Fan video posted on YouTube of the Jacoby Jones kickoff return seems to show Steelers coach Mike Tomlin executing his “side step right” maneuver the instant after it became obvious that Jones had broken through Pittsburgh’s kick coverage.

The video, shot from the stands and displaying a clearly unclear Zapruder-Meets-Where’s-Waldo? quality, shows the entire field for the full play. Based on the “all-22" coaches film, Tomlin is the figure walking in the white stripe toward the Pittsburgh side of the 50, at roughly the 13-second mark. He then exits the stripe and walks around the official positioned at the Pittsburgh 45, a move that is far more clear in the “all-22" film.

By the 23-second mark, Tomlin is back in the stripe, at the Pittsburgh 40.

Once it appears Jones is going to break it (at 25 seconds), the camera wobbles as the crowd reacts. At roughly the 26-second mark, Tomlin can been seen executing the side-step seen in the KDKA-TV end-zone angle.

In short (if that’s even possible), Tomlin steps toward the edge of the field after the initial crowd reaction, which happened as it became obvious to the crowd that Jones was going to have a chance at returning the kick for a touchdown. Which supports the notion that Tomlin saw the return develop and/or heard the reaction, and then deliberately stepped to the edge of the field.

While the new video isn’t clear enough to be conclusive, it becomes more imperative for the NFL to review as many angles as it can to decide whether Tomlin made that quick step to the edge of the field after Jones broke through the coverage.
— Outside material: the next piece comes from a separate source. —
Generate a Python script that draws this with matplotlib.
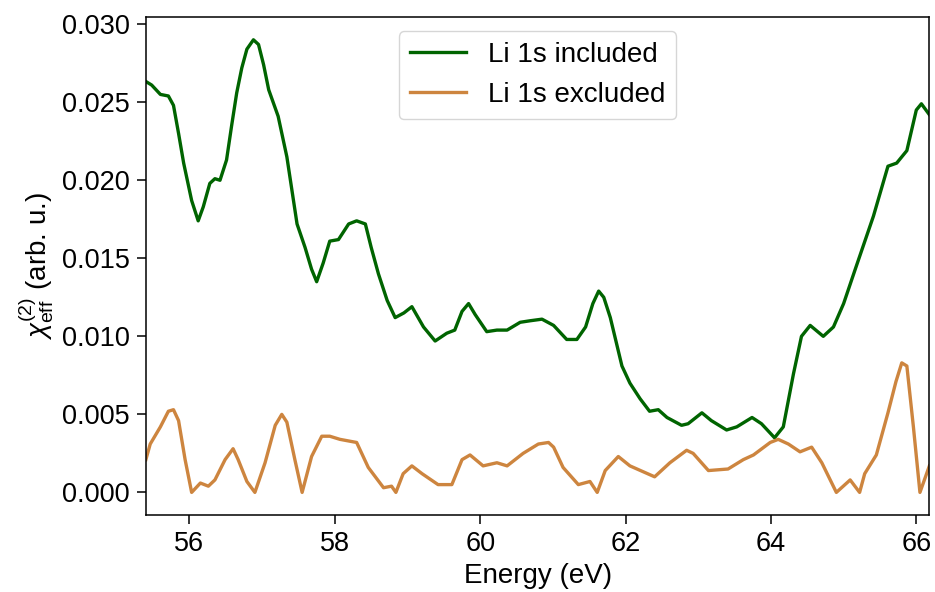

It’s entirely possible that the league will decide based on all available video that Tomlin’s movements reveal intent.

Intent doesn’t require hours or days of advance planing. All sorts of intentional acts happen with only a flicker of premeditation. Based on the currently available angles, a plausible case can be made that Tomlin made a knee-jerk, heat-of-the-moment decision to transform himself into an obstacle by taking a subtle yet distinct step toward the field.

With the game and in turn the Steelers’ playoff chances arguably riding on whether Jones scored a touchdown on that play, there’s a chance Tomlin yielded in a split-second to an overpowering temptation.